I didn’t, but I didn’t have to either. She’s seeing me now.

“Do you think I should call her?”

Fuck. Just fuck. What am I doing? Talking to him about her. Fucking her and being with her? I am a loathsome, selfish son of a bitch.

Furious, I run a hand through my hair and then grip the wheel, ready to tear it from my car as I weave in and out of traffic, anxious to be home. To kiss my son good night and lock myself in my bedroom where I can really chastise myself.

“I don’t know.” It’s the only answer I can give him. If I say no, he’ll ask why. If I say yes, I’m fucking setting myself up for a worse sort of heartache and pain. What if he does call and she does forgive him, and they get back together? I couldn’t stand that. I’d go out of my mind. Just the thought has me twisted up with sick, toxic jealousy.

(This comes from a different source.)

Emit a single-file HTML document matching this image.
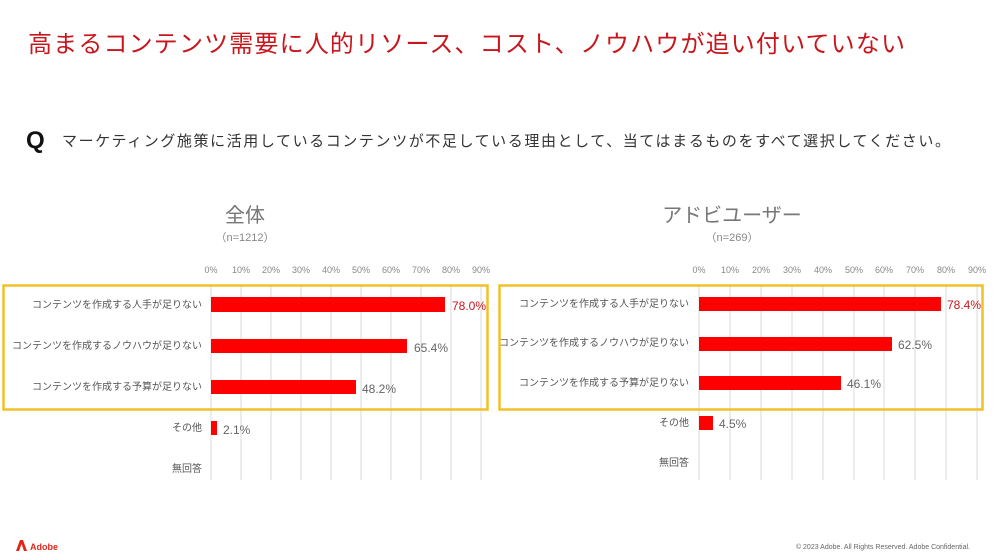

“Something tells me she wouldn’t give me another shot after what I did to her. Not that I blame her.”

“Maybe not.” My breath comes out choppy. Flustered.

“You okay? You sound funny.”

I nearly laugh at that because no, I’m not okay. “Just a long shift. Long day.” Long life. All routine. And I’m not complaining. I love my son more than anything and I wouldn’t trade him for the world. But other than waking up, going to work, and being a dad, I have nothing else. Delaney breathed life back into me. Reawakened what had been dormant.

Almost forgotten and wholly unwanted.

Random, occasional, meaningless hookups was all I was doing. All I wanted or had time for after Ann and being a father.

But not now.

Now I’m starting to want it all.

“I’ll see you at the game,” I tell him before abruptly disconnecting the call. I’m unraveling at the seams. And there is no way this ends in anything other than total disaster.